Muskie’s Gourmet House
I have a handful of friends that switch off joining me to get fish most weeks. I can’t expect anyone to want to do this every week, even though I ask some of them to anyway. Sometimes the quest for a fish fry is a solitary experience, where you feel like the protagonist in an old noir film, or one of Hopper’s Nighthawks sitting at the diner. Both the atmosphere and food of Muskie’s had a Wisconsin warmth that can make any native feel like they’re right at home even if they come alone. As I got ready to leave, a lady sitting near me suggested I come back to try their prime rib. There’s a good chance I will.
Rating: Screams “Wisconsin,” excellent cod, great customer service, Ol’ Blue Eyes may serenade your whole meal. 4 out of 5 stars.
Pitch’s Lounge and Restaurant
I thoroughly enjoyed my time at Pitch’s. Besides the great atmosphere and food, I had great service. My waitress offered to wrap up the leftover bread, including the raisin bread, so I could take it home. My Saturday started off right with the raisin bread complimenting my coffee. There’s a good chance I’ll be back to Pitch’s again down the road, maybe to try their ribs.
Rating: Intriguing Milwaukee backstory, excellent service, tasty crispy fish, 11 fry options, homemade raisin bread, supper club-like ambiance. 4 out of 5 stars.
Polish Center of Wisconsin (only open during Lent)
I took a little bit of everything on my first plate. The creamy coleslaw was especially good, and the vinegar slaw wasn’t that bad either. I was impressed with the fish, which had a light crispy breading and wasn’t greasy. The pieces were quite large and did not have an overbearing seasoning. The tartar sauce was excellent and went well with the fish. I usually don’t have the option to try two types of fish in one sitting, but I thought I’d throw my fry morals aside and try the baked fish since the buffet gods had blessed me with it. Well, it wasn’t fried fish, but it was good, too. The french fries weren’t anything special, and seemed to just be some crinkle cuts that had been sitting in a freezer. The pierogis were a delicious add-on, which I’ve never had at a fish fry before. I ended up going for a second plate, which speaks for itself. The only thing I would have added to the buffet was clam chowder, of course.
Rating: High quality All You Can Eat buffet, cheaper than most places charge you for a single plate in downtown Milwaukee. And do those places have an accordion player playing during your meal and a beautiful lake in back? I doubt it. Get some clam chowder on that buffet line and keep this open year round and we are inching closer to it being a keeper Whopping Walleye. 4 out of 5 stars.
Range Line Inn
If you are looking for a quiet evening in a cozy atmosphere, The Range Line Inn will meet your needs. The food was good enough to warrant a drive north of town, and although the building has been used in many capacities over the years, I think there is a good chance that it will have the role of restaurant for some time to come.
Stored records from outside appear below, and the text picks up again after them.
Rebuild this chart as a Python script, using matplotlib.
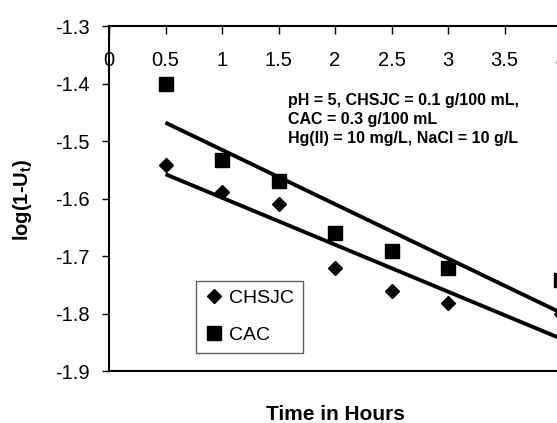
import numpy as np
import matplotlib
matplotlib.use("Agg")
import matplotlib.pyplot as plt

# ---- data ----
hours = [0.5, 1.0, 1.5, 2.0, 2.5, 3.0, 4.0]
chsjc = [-1.542, -1.589, -1.610, -1.720, -1.760, -1.782, -1.800]
cac = [-1.400, -1.533, -1.570, -1.660, -1.691, -1.720, -1.742]
xticks = [0, 0.5, 1, 1.5, 2, 2.5, 3, 3.5, 4]
xtick_labels = ["0", "0.5", "1", "1.5", "2", "2.5", "3", "3.5", "4"]
yticks = [-1.9, -1.8, -1.7, -1.6, -1.5, -1.4, -1.3]
ytick_labels = ["-1.9", "-1.8", "-1.7", "-1.6", "-1.5", "-1.4", "-1.3"]
note_lines = ["pH = 5, CHSJC = 0.1 g/100 mL,",
              "CAC = 0.3 g/100 mL",
              "Hg(II) = 10 mg/L, NaCl = 10 g/L"]

plt.rcParams['font.family'] = ['Liberation Sans', 'DejaVu Sans']
plt.rcParams['mathtext.default'] = 'regular'

W, H = 557, 423
fig = plt.figure(figsize=(W / 100, H / 100), dpi=100)
L, R, T, B = 109, 561, 26, 371
ax = fig.add_axes([L / W, 1 - B / H, (R - L) / W, (B - T) / H])

# trend lines (least-squares fits over data range)
xs = np.array(hours)
for ys in (chsjc, cac):
    k, b = np.polyfit(xs, np.array(ys), 1)
    xx = np.array([xs.min(), xs.max()])
    ax.plot(xx, k * xx + b, color='black', lw=2.8, solid_capstyle='butt', zorder=2)

ax.plot(hours, chsjc, linestyle='none', marker='D', markersize=7.6,
        color='black', label='CHSJC', zorder=3)
ax.plot(hours, cac, linestyle='none', marker='s', markersize=10.5,
        color='black', label='CAC', zorder=3)

ax.set_xlim(0, 4)
ax.set_ylim(-1.9, -1.3)

ax.set_xticks(xticks)
ax.set_xticklabels(xtick_labels)
ax.set_yticks(yticks)
ax.set_yticklabels(ytick_labels)

ax.xaxis.set_ticks_position('top')
ax.tick_params(axis='x', top=True, bottom=False, labeltop=True, labelbottom=False,
               direction='in', length=5.5, width=1.0, pad=-32, labelsize=14.5)
ax.tick_params(axis='y', direction='out', length=5, width=1.0, pad=9, labelsize=14.5)

for side in ('left', 'top', 'bottom'):
    ax.spines[side].set_linewidth(1.5)
ax.spines['right'].set_visible(False)

leg = ax.legend(loc='lower left', bbox_to_anchor=((196 - L) / (R - L), (B - 353) / (B - T)),
                borderaxespad=0, fontsize=14, frameon=True, fancybox=False,
                edgecolor='#333333', handlelength=0.95, handletextpad=0.3,
                labelspacing=1.0, borderpad=0.45)
leg.get_frame().set_linewidth(1.0)

# annotation
for line, yb in zip(note_lines, [105, 124, 143]):
    fig.text(288 / W, 1 - yb / H, line, fontsize=11.5, fontweight='bold',
             ha='left', va='baseline')

fig.text((L + R) / 2 / W, 1 - 420 / H, "Time in Hours", fontsize=15,
         fontweight='bold', ha='center', va='baseline')
fig.text(22 / W, 1 - 200 / H, "log(1-U$_t$)", fontsize=14.5, fontweight='bold',
         rotation=90, ha='center', va='center')

fig.savefig("out.png", dpi=100)
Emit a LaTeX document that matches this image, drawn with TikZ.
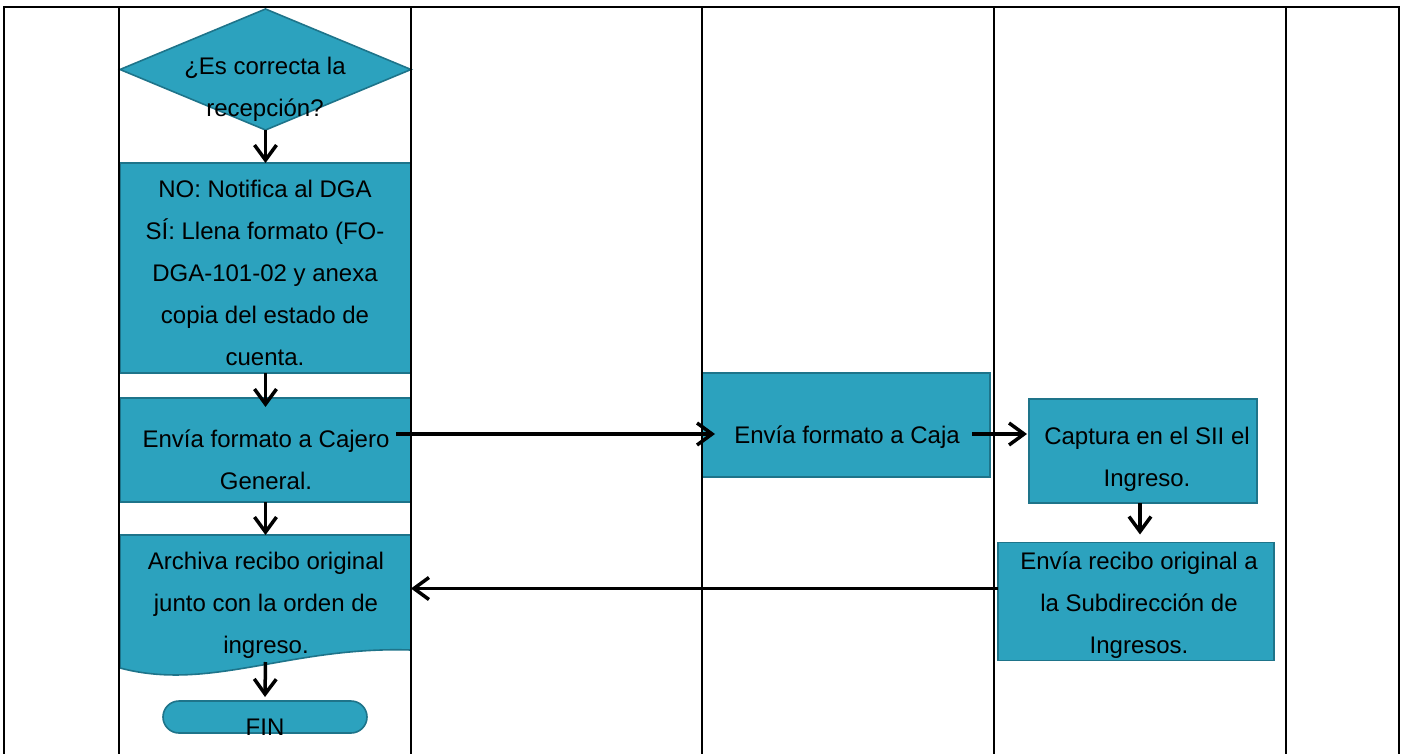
\documentclass[tikz,border=0pt]{standalone}
\usepackage{fontspec}
\setmainfont{Liberation Sans}
\usetikzlibrary{shapes.geometric,arrows.meta}
\definecolor{boxfill}{RGB}{44,162,190}
\definecolor{boxline}{RGB}{30,116,138}
\begin{document}
\begin{tikzpicture}[x=1pt,y=-1pt,
  lane/.style={line width=2.2pt},
  shp/.style={draw=boxline,fill=boxfill,line width=1.6pt,inner sep=0pt,outer sep=0pt},
  proc/.style={shp,rectangle},
  txt/.style={font=\fontsize{24}{42}\selectfont,align=center,inner sep=0pt},
  arr/.style={line width=3.5pt,-{Straight Barb[length=15pt,width=22pt]}}]
\useasboundingbox (0,0) rectangle (1403,754);

% shapes
\node[diamond,shp,minimum width=291pt,minimum height=121pt] (dec) at (265.5,69.5) {};
\node[proc,minimum width=291pt,minimum height=210pt] (b1) at (265.5,268) {};
\node[proc,minimum width=291pt,minimum height=104pt] (b2) at (265.5,450) {};
\node[minimum width=291pt,minimum height=133pt,inner sep=0pt,outer sep=0pt] (doc) at (265.5,601.5) {};
\filldraw[draw=boxline,fill=boxfill,line width=1.6pt]
  (doc.north west) -- (doc.north east) -- (411,650)
  .. controls (290,646) and (210,692) .. (doc.south west) -- cycle;
\node[shp,rectangle,rounded corners=16pt,minimum width=204pt,minimum height=32pt] (fin) at (265,717) {};
\node[proc,minimum width=288pt,minimum height=104pt] (caja) at (846,425) {};
\node[proc,minimum width=228pt,minimum height=104pt] (cap) at (1143,451) {};
\node[proc,minimum width=276pt,minimum height=118pt] (rec) at (1136,601.5) {};

% lanes
\draw[lane] (3,7) -- (1400,7);
\foreach \x in {4,119,411,702,994,1286,1399} \draw[lane] (\x,7) -- (\x,754);

% texts
\node[txt] (tdec) at (265,89) {¿Es correcta la\\recepción?};
\node[txt] (t1) at (265,273) {NO: Notifica al DGA\\SÍ: Llena formato (FO-\\DGA-101-02 y anexa\\copia del estado de\\cuenta.};
\node[txt] (t2) at (266,459.5) {Envía formato a Cajero\\General.};
\node[txt] (t3) at (266,605) {Archiva recibo original\\junto con la orden de\\ingreso.};
\node[txt] (t4) at (265,727) {FIN};
\node[txt] (t5) at (847,437) {Envía formato a Caja};
\node[txt] (t6) at (1147,459.5) {Captura en el SII el\\Ingreso.};
\node[txt] (t7) at (1139,605) {Envía recibo original a\\la Subdirección de\\Ingresos.};

% connectors
\draw[arr] (dec.south) -- (b1.north);
\draw[arr] (b1.south) -- ([yshift=-9pt]b2.north);
\draw[arr] (b2.south) -- (doc.north);
\draw[arr] ([yshift=6pt]doc.south) -- ([yshift=4pt]fin.north);
\draw[arr] ([xshift=-15pt,yshift=16pt]b2.east) -- ([xshift=13pt,yshift=-9pt]caja.west);
\draw[arr] ([xshift=-18pt,yshift=-9pt]caja.east) -- ([xshift=-2pt,yshift=17pt]cap.west);
\draw[arr] ([xshift=-3pt]cap.south) -- ([xshift=4pt,yshift=8pt]rec.north);
\draw[arr] ([yshift=13pt]rec.west) -- ([yshift=13pt]doc.east);
\end{tikzpicture}
\end{document}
Rating: Best rolls ever; crispy golden beer batter on the fish; so so quiet—I dropped my forks on the floor by accident because I was so excited it was Friday and the whole place probably heard me; solid homemade potato pancakes; historic building; cozy atmosphere; refined presentation—except for the one TV that was tuned to Family Guy for some reason, and an electronic witch that lit up and said stuff when you entered and left the building. 4 out of 5 stars.
Schwabenhof is steeped in tradition, which enhances the Friday night fish fry experience. The food is excellent, but to-go there on a packed Friday is an event in and of itself, and I almost enjoyed the ambiance as much as the food. Maybe this was just a Lenten finale fluke, but I’d suggest you make the drive under the arched sign and see for yourself.
Rating: Dynamic ambiance, hard working and efficient wait staff, AYCE options, excellent food, tradition, an all-around experience. You can’t get much better than this. 4.5 out of 5 stars.